Personally I think the world has room for both varieties of storyteller, the Archaeologist and the Architect. The end result in each case is a magnificent edifice (or at least a functional premises), so the method by which they go about bringing these into the world is irrelevant.
Do the Architects enjoy themselves as much during the creative process? Not being one I don't know. I can only assume that there are different aspects of the process from which they draw just as much pleasure as I, an Archaeologist, draw from discovering what's going to happen next. I am delighted when characters start taking over and acting of what appears like their own free will.
I assume Architects aren't bothered about spoilers either.
Comments
As an archeologist writer I could never plan anything before I start to write word one. I have some ideas swimming around yes, but for me the creative process is also keeping it fresh for me - seeing where the characters and language takes me.
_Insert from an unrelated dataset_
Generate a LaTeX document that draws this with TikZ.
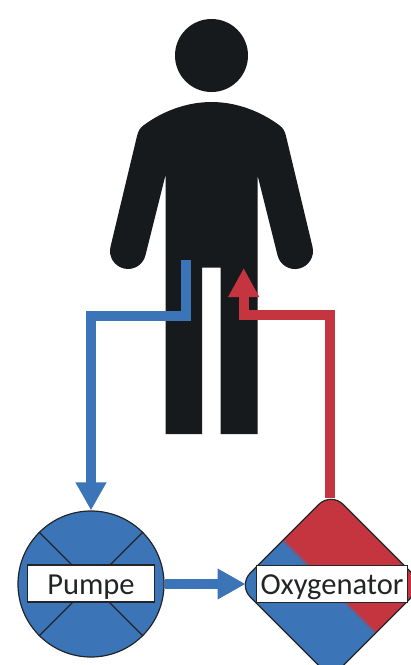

I firmly believe you can't write outside of yourself - that even if an experience hasn't happened to you directly, you've absorbed it by witnessing it, or reading it, or seeing a TV programme or whatever. The fact that it struck a chord with you enough to be filed/buried in your memory means you have begun to work on it in your mind. The creative process is putting together associations from sifting all the terabytes of memory stored in your brain and unleashing new meanings from them. They pre-exist in your head, which may partly explain them emerging whole, but what is fascinating is how they get thrown out with this new associative and interpretive spin on them - on an unconscious level your brain has been working on the seam for a while, so that when you quarry it for your writing, it appears to come out unworked and of a piece.
Language is the touchstone for all of this - like the associations of dream imagery, or Freud's parapraxes - the connections are being made at a lingual level, but one buried deep ffrom the conscious level.